YEREVAN (RFE/RL) — U.S. Ambassador to Armenia Richard Mills on Wednesday called on the Armenian authorities to demonstrate the “political will” to hold democratic elections and combat government corruption in earnest.

Mills also implied that the U.S. government has blacklisted individuals who it thinks committed serious irregularities during a disputed constitutional referendum held in Armenia in December 2015.

Shortly after that referendum, the U.S. Embassy in Yerevan said that it will decide whether individuals involved in reported fraud “can participate in Embassy programs or activities.” It did not specify whether they could be banned from entering the United States or face other sanctions.

Mills referred to that warning when he delivered an extensive speech at the American Chamber of Commerce of Armenia in Yerevan. “Although I cannot share information about the individuals who have been affected by this decision out of respect for their privacy, I can assure you that we have followed through on our pledge,” he said.

Mills went on to stress the importance of the Armenian parliamentary elections slated for April 2. “I agree with the [Armenian] president’s characterization that the upcoming elections will shape the future of Armenia and it is crucial they be free and fair, and that the Armenian people have confidence in the results,” he declared.

The authorities in Yerevan enacted late last year a set of opposition-backed legal amendments aimed at preventing serious fraud, notably multiple voting, in the forthcoming elections. In particular, they agreed to introduce electronic verification of voters’ identity and live online broadcasts of voting across the country. The U.S. and the European Union have allocated up to $10 million for the purchase of relevant equipment.

While welcoming these anti-fraud measures, Mills stressed they alone cannot guarantee the freedom and fairness of the vote. “The elections will be free and fair only if the government demonstrates the political will to make them so, and if the political opposition and civil society act responsibly to safeguard the process,” he said.

“The burden is on the government and its constituent institutions — the Central Election Commission, law enforcement bodies, and the judiciary — to take the appropriate actions and foster a climate in which the Armenian people are able to freely express their will at the voting booth,” added the diplomat.

Mills said “political will” is also essential for tackling endemic corruption in the Armenia. He was “encouraged” by tougher anti-corruption action promised by the recently appointed Prime Minister Karen Karapetian.
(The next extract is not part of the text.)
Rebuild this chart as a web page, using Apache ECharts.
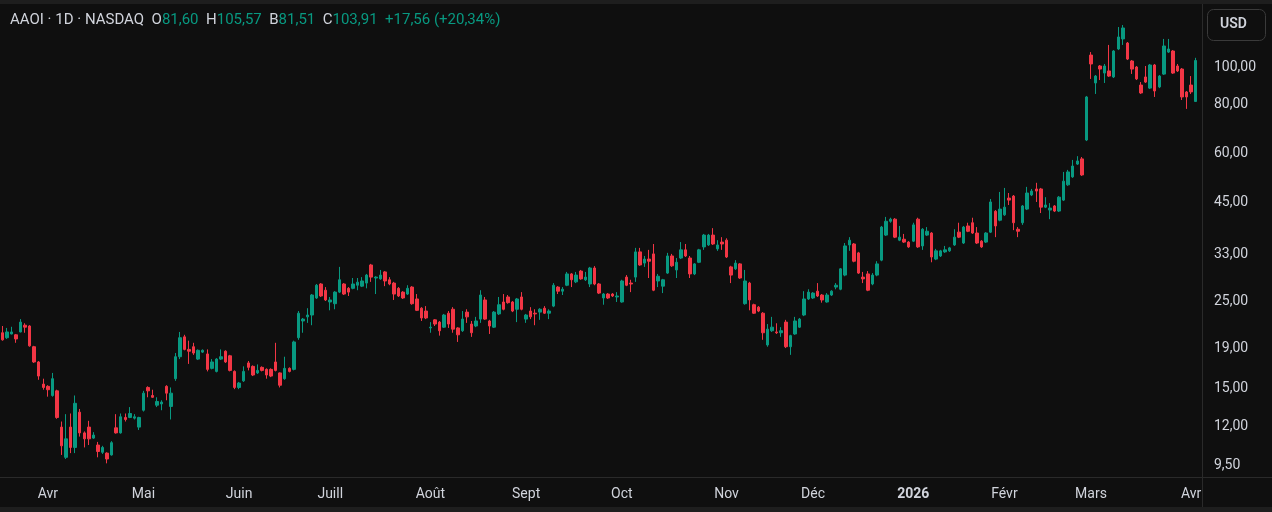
<!DOCTYPE html>
<html>
<head>
<meta charset="utf-8">
<script src="https://cdn.jsdelivr.net/npm/echarts@6/dist/echarts.min.js"></script>
<style>
html,body{margin:0;padding:0;background:#0f0f0f;}
#chart{width:1272px;height:512px;}
</style>
</head>
<body>
<div id="chart"></div>
<script>
// ---- data (AAOI daily, 2025-03-18 .. 2026-04-02) ----
const opens = [20.85,20.25,20.7,20.6,20.95,21.8,21.7,19.2,17.55,15.4,
15.2,14.4,14.8,11.95,10.0,11.95,10.6,13.05,11.55,11.95,
11.2,10.75,10.3,10.25,10.14,11.9,11.55,12.65,12.65,12.6,
11.95,13.2,15.1,14.4,13.6,13.7,15.2,13.5,15.9,18.1,
20.35,18.9,19.2,17.85,18.6,18.4,16.9,16.6,17.85,18.7,
18.2,16.6,15.1,15.7,17.45,17.1,16.45,17.0,16.8,16.8,
17.55,16.45,15.9,16.9,16.8,20.25,22.35,22.9,23.15,25.6,
27.8,26.8,25.0,24.75,26.5,27.8,27.1,27.1,27.6,27.45,
27.95,31.1,28.8,28.65,29.85,28.5,27.95,27.1,26.5,26.2,
27.3,25.45,24.1,23.7,21.45,22.5,22.2,21.55,23.4,23.95,
21.45,21.1,23.55,21.95,21.7,22.6,25.3,22.35,21.55,23.3,
25.0,25.75,25.0,23.95,25.75,22.6,23.7,23.4,23.55,24.1,
23.4,24.4,27.3,26.65,27.6,29.5,28.15,30.0,28.5,27.8,
30.55,27.8,25.6,26.2,26.2,25.75,25.0,28.95,27.95,28.95,
33.6,31.45,32.2,33.2,28.3,27.45,29.65,32.8,30.2,32.4,
34.0,32.4,29.5,31.6,34.6,35.0,37.1,34.2,35.6,36.0,
30.75,30.4,31.3,24.75,27.95,24.6,24.25,23.4,19.4,21.1,
20.95,20.85,22.2,19.2,20.7,21.55,23.15,25.45,25.6,26.65,
26.05,25.0,26.05,27.3,26.95,29.3,35.0,35.2,33.4,28.95,
29.5,27.8,29.3,32.0,37.1,40.25,40.75,36.0,36.2,35.6,
35.8,40.75,34.8,37.1,37.55,32.2,32.8,33.6,33.8,35.0,
37.75,35.4,39.15,39.9,37.55,35.8,35.6,37.75,42.7,40.5,
41.8,46.15,46.7,38.4,39.9,43.25,47.0,48.7,48.7,43.75,
43.0,44.05,42.75,45.6,49.9,52.3,56.4,58.15,65.0,107.3,
91.0,100.6,96.5,97.7,94.3,111.2,118.0,115.2,103.6,100.0,
89.9,94.3,88.3,101.2,88.9,95.9,109.2,109.9,100.6,98.8,
86.3,89.9,81.6];

const closes = [20.0,20.95,20.95,20.1,22.2,21.55,19.3,17.55,16.15,15.1,
14.9,15.9,12.65,10.7,11.15,10.6,13.75,11.55,11.15,11.15,
11.4,10.35,10.6,9.9,10.9,11.55,12.7,12.5,12.95,12.7,
12.65,14.6,14.8,14.25,13.9,13.85,14.6,14.6,18.1,20.25,
18.9,18.7,18.5,18.8,18.8,16.8,17.55,17.85,18.1,17.55,
16.7,15.1,15.5,16.6,17.0,16.25,16.7,16.7,16.25,16.15,
16.7,15.3,16.9,16.6,19.75,23.4,22.6,23.15,26.05,27.6,
25.9,25.3,25.3,26.5,28.5,26.2,26.5,27.8,28.1,28.3,
29.3,28.95,28.95,29.3,28.3,27.8,26.2,25.9,25.6,27.1,
24.75,23.8,22.75,22.75,21.55,21.95,21.1,23.15,21.95,21.3,
20.6,22.6,22.9,20.85,22.35,26.05,22.6,21.7,23.55,24.6,
23.95,24.9,23.7,25.45,23.95,23.15,22.9,23.3,23.95,23.4,
23.7,27.6,26.65,26.95,29.5,28.5,29.3,28.65,28.95,30.55,
27.8,26.35,26.2,25.6,25.9,25.9,28.3,27.6,27.8,33.6,
31.1,32.2,31.8,26.8,29.1,28.5,32.8,30.95,31.6,34.0,
32.8,29.5,31.3,34.0,37.1,37.1,35.2,35.0,35.2,32.6,
29.3,31.45,28.8,28.3,25.3,23.4,23.7,20.85,21.3,21.55,
20.85,21.1,19.2,20.5,22.35,22.6,25.45,26.5,26.35,25.9,
25.3,26.05,26.65,27.6,30.4,34.8,36.0,31.8,29.65,28.65,
26.8,29.3,31.3,38.9,40.25,40.75,36.65,36.65,35.6,34.6,
39.4,34.6,38.4,37.95,32.6,33.8,33.8,34.0,34.4,36.65,
36.65,38.9,37.95,37.55,35.4,34.6,37.55,45.1,39.15,43.25,
43.75,45.6,39.9,37.95,44.05,47.55,48.1,48.1,43.75,44.3,
43.5,42.75,46.4,51.0,53.85,55.75,57.45,52.9,83.8,101.8,
94.8,98.8,100.6,94.8,109.9,119.4,125.9,104.8,98.8,93.2,
85.8,91.5,101.2,86.8,94.8,113.2,111.2,96.5,97.7,83.8,
83.8,86.35,103.91];

const highs = [21.7,21.45,21.6,20.7,22.6,22.05,21.8,19.3,17.65,15.9,
15.3,16.45,14.9,12.35,12.9,12.95,14.4,13.3,11.65,12.4,
11.6,10.95,10.7,10.3,11.0,12.9,12.95,12.95,13.45,12.9,
12.7,14.8,15.2,14.9,14.25,14.0,15.3,15.1,18.5,20.95,
20.6,19.9,19.65,18.9,18.9,18.9,17.85,17.95,18.9,18.8,
18.3,16.7,15.6,17.1,17.65,17.2,17.3,17.1,16.9,16.9,
19.65,16.5,18.1,17.0,19.9,23.7,22.75,24.1,26.2,27.8,
27.95,27.3,25.75,26.65,30.75,27.95,27.3,28.8,28.8,28.95,
29.5,31.3,29.1,30.2,30.0,28.95,28.15,27.3,26.65,27.6,
27.45,26.2,24.25,24.4,22.2,22.6,22.35,23.3,23.7,24.25,
21.55,23.7,23.95,22.35,22.9,26.8,25.75,22.5,23.7,25.75,
26.2,26.05,25.15,25.6,26.5,23.3,24.25,23.95,24.1,24.4,
23.95,27.95,27.45,27.3,29.85,29.65,29.85,30.2,29.85,30.75,
30.9,27.95,26.35,26.35,26.35,26.5,28.5,29.3,28.5,34.4,
34.4,32.8,34.0,35.2,29.5,28.65,33.4,33.2,32.4,35.6,
35.2,32.8,31.45,34.2,37.35,37.35,38.65,36.0,36.65,36.4,
30.95,32.0,31.45,30.2,28.15,24.75,24.4,23.55,21.95,22.9,
22.05,21.55,22.5,20.6,22.9,22.75,26.65,26.95,26.5,27.95,
26.2,26.35,26.8,27.95,30.55,35.4,36.65,35.4,33.6,29.85,
30.0,29.65,31.8,39.15,41.3,41.1,41.0,39.15,37.35,35.8,
39.9,41.1,38.65,38.9,37.75,34.2,34.0,34.8,34.6,38.4,
39.9,39.15,39.9,41.1,38.9,36.0,37.75,45.9,43.0,47.85,
49.0,47.55,47.0,38.9,44.3,49.3,48.7,50.5,49.0,46.4,
44.8,44.3,46.7,53.85,54.5,57.8,59.1,58.8,84.3,109.2,
95.4,101.2,101.8,113.9,110.5,126.6,128.1,115.9,104.2,100.6,
91.5,100.6,101.8,101.8,95.4,118.0,118.0,110.5,101.8,99.4,
86.8,94.8,105.57];

const lows = [19.9,20.1,20.65,19.65,20.9,20.85,19.2,17.45,15.8,14.9,
14.3,14.3,12.55,10.14,9.9,10.25,10.25,11.3,10.6,10.75,
11.15,10.0,10.2,9.65,10.1,11.5,11.5,12.35,12.6,12.5,
11.75,13.1,14.25,14.2,13.45,13.2,14.0,12.5,15.7,17.85,
18.8,17.35,18.3,17.75,18.5,16.6,16.8,16.5,17.75,17.45,
16.6,14.95,14.95,15.6,16.7,16.15,16.35,16.6,15.9,16.05,
16.6,15.1,15.8,16.5,16.7,20.0,20.85,22.1,21.8,25.45,
25.75,25.15,23.8,23.95,26.35,26.05,25.9,26.95,26.8,27.3,
27.1,28.15,26.2,28.5,27.45,27.6,25.3,25.75,25.45,26.05,
24.6,23.7,22.35,22.6,20.85,21.7,20.5,21.45,21.45,20.85,
19.75,20.95,22.1,20.35,21.55,22.1,22.5,20.7,21.45,23.15,
23.8,24.75,23.55,22.2,23.8,22.1,22.6,21.8,22.5,23.3,
22.6,24.25,26.2,26.05,27.45,27.3,27.95,28.5,28.3,27.3,
27.6,26.2,24.6,25.45,25.75,25.0,24.9,27.45,26.5,28.15,
30.95,30.75,28.8,26.65,27.3,26.35,29.5,30.75,28.8,32.2,
32.6,28.8,29.3,31.45,34.0,34.8,35.0,33.8,34.0,32.4,
27.95,30.2,28.65,24.6,23.8,23.3,23.55,20.0,19.2,20.95,
20.7,20.35,19.05,18.3,20.6,21.45,23.0,25.3,25.45,25.75,
24.9,24.9,25.9,26.95,26.8,29.1,33.8,31.6,29.5,27.95,
26.65,27.6,29.1,31.8,36.9,39.9,36.45,35.8,35.4,34.4,
35.6,34.4,34.0,36.9,31.6,32.0,32.6,33.4,33.6,34.8,
36.45,35.2,37.75,37.35,35.2,34.4,35.4,37.55,36.65,40.25,
41.55,44.3,38.2,36.65,39.4,43.0,46.7,45.1,42.25,43.5,
40.75,42.5,42.5,45.35,49.6,52.0,56.1,52.6,64.6,93.2,
85.3,92.6,91.0,94.3,93.7,110.5,113.9,104.2,96.0,92.6,
85.3,91.0,87.8,83.8,88.3,95.4,108.6,96.0,97.1,82.3,
78.1,85.3,81.51];

const priceTicks = [9.5, 12, 15, 19, 25, 33, 45, 60, 80, 100];
const monthNames = ['Janv','Févr','Mars','Avr','Mai','Juin','Juill','Août','Sept','Oct','Nov','Déc'];
const startDate = '2025-03-18';
const holidays = ['2025-04-18','2025-05-26','2025-06-19','2025-07-04','2025-09-01',
  '2025-11-27','2025-12-25','2026-01-01','2026-01-19','2026-02-16'];

// trading-day categories
function pad(n){return n<10?'0'+n:''+n;}
const dates = [];
(function(){
  const d = new Date(startDate + 'T12:00:00Z');
  while (dates.length < closes.length) {
    const wd = d.getUTCDay();
    const s = d.getUTCFullYear() + '-' + pad(d.getUTCMonth()+1) + '-' + pad(d.getUTCDate());
    if (wd !== 0 && wd !== 6 && holidays.indexOf(s) < 0) dates.push(s);
    d.setUTCDate(d.getUTCDate() + 1);
  }
})();
const isMonthStart = dates.map((s,i) => i > 0 && s.slice(0,7) !== dates[i-1].slice(0,7));

const candles = opens.map((o,i) => [o, closes[i], lows[i], highs[i]]);

const UP = '#089981', DOWN = '#f23645';
const TXT = '#d1d4dc';
const LINE = '#2a2a2a';
const FONT = 'Roboto, "Noto Sans", sans-serif';

const chart = echarts.init(document.getElementById('chart'), null, {renderer:'canvas'});
chart.setOption({
  backgroundColor: '#0f0f0f',
  animation: false,
  textStyle: {fontFamily: FONT},
  title: {
    left: 10, top: 13, padding: 0,
    text: '{n|AAOI · 1D · NASDAQ}  {l|O}{v|81,60}  {l|H}{v|105,57}  {l|B}{v|81,51}  {l|C}{v|103,91}  {v|+17,56 (+20,34%)}',
    textStyle: {
      fontFamily: FONT, fontSize: 15, fontWeight: 'normal', color: TXT,
      rich: {
        n: {color: TXT, fontSize: 15, fontFamily: FONT},
        l: {color: TXT, fontSize: 15, fontFamily: FONT},
        v: {color: UP, fontSize: 15, fontFamily: FONT}
      }
    }
  },
  grid: {left: 0, right: 74, top: 5, bottom: 35},
  xAxis: {
    type: 'category',
    data: dates,
    boundaryGap: true,
    axisLine: {show: false},
    axisTick: {show: false},
    splitLine: {show: false},
    axisLabel: {
      color: TXT, fontSize: 14, fontFamily: FONT, margin: 10,
      interval: (i) => isMonthStart[i],
      formatter: (v) => {
        const m = parseInt(v.slice(5,7),10);
        if (m === 1) return '{y|' + v.slice(0,4) + '}';
        return monthNames[m-1];
      },
      rich: {y: {fontWeight: 'bold', color: TXT, fontSize: 14, fontFamily: FONT}}
    }
  },
  yAxis: {
    type: 'log',
    logBase: 10,
    position: 'right',
    min: 8.903,
    max: 144.17,
    axisLine: {show: false},
    axisTick: {show: false},
    splitLine: {show: false},
    axisLabel: {
      customValues: priceTicks,
      color: TXT, fontSize: 14, fontFamily: FONT, margin: 16, align: 'left',
      formatter: (v) => Number(v).toFixed(2).replace('.', ',')
    }
  },
  series: [{
    type: 'candlestick',
    data: candles,
    barWidth: 3,
    itemStyle: {
      color: UP, color0: DOWN,
      borderColor: UP, borderColor0: DOWN,
      borderWidth: 1
    }
  }],
  graphic: [
    {type: 'rect', left: 0, top: 0, shape: {width: 1272, height: 4}, style: {fill: '#1e1e1e'}, silent: true},
    {type: 'rect', left: 0, top: 507, shape: {width: 1272, height: 5}, style: {fill: '#1e1e1e'}, silent: true},
    {type: 'line', shape: {x1: 1202.5, y1: 4, x2: 1202.5, y2: 507}, style: {stroke: LINE, lineWidth: 1}, silent: true},
    {type: 'line', shape: {x1: 0, y1: 477.5, x2: 1272, y2: 477.5}, style: {stroke: LINE, lineWidth: 1}, silent: true},
    {type: 'rect', left: 1207, top: 9, shape: {width: 58, height: 31, r: 6},
      style: {fill: '#0f0f0f', stroke: '#3a3a3a', lineWidth: 1}, silent: true},
    {type: 'text', left: 1220, top: 17, style: {text: 'USD', fill: TXT, font: '600 14px ' + FONT}, silent: true}
  ]
});
</script>
</body>
</html>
But, the envoy stressed, the government should send a “clear message from on high that corruption will not be tolerated and that no one … is above the law.” “Absent this message, no truly transformative change can occur,” he said.

In that regard, Mills suggested that the government set up a “fully independent anti-corruption body that can both investigate and prosecute cases.” “This seems a good time for the government to consider this suggestion, as we understand the prime minister is currently deciding how to restructure the existing Anti-Corruption Council,” he said.

The council was previously overseen by Karapetian’s predecessor, Hovik Abrahamian. It approved in 2015 a three-year plan of actions against various corrupt practices. Despite skepticism voiced by many Armenian civil society members, the U.S. Agency for International Development (USAID) pledged in February 2016 to support the program’s implementation with a $750,000 grant.

Mills revealed that the USAID has since allocated less than 2.5 percent of that money because of a lack of “concrete progress” in the work of the anti-graft body. “Based on the outcome of our discussions with the prime minister, we will decide on our next steps, including whether to continue our support to the Council or redirect those funds to a different anti-corruption mechanism,” he said.

Armenia ranked, together with Bolivia and Vietnam, 113th out of 176 countries evaluated in Transparency International’s most recent Corruption Perceptions Index released last week. In its policy program approved by parliament in October, Karapetian’s cabinet described corruption as “the biggest obstacle to the development of the state.”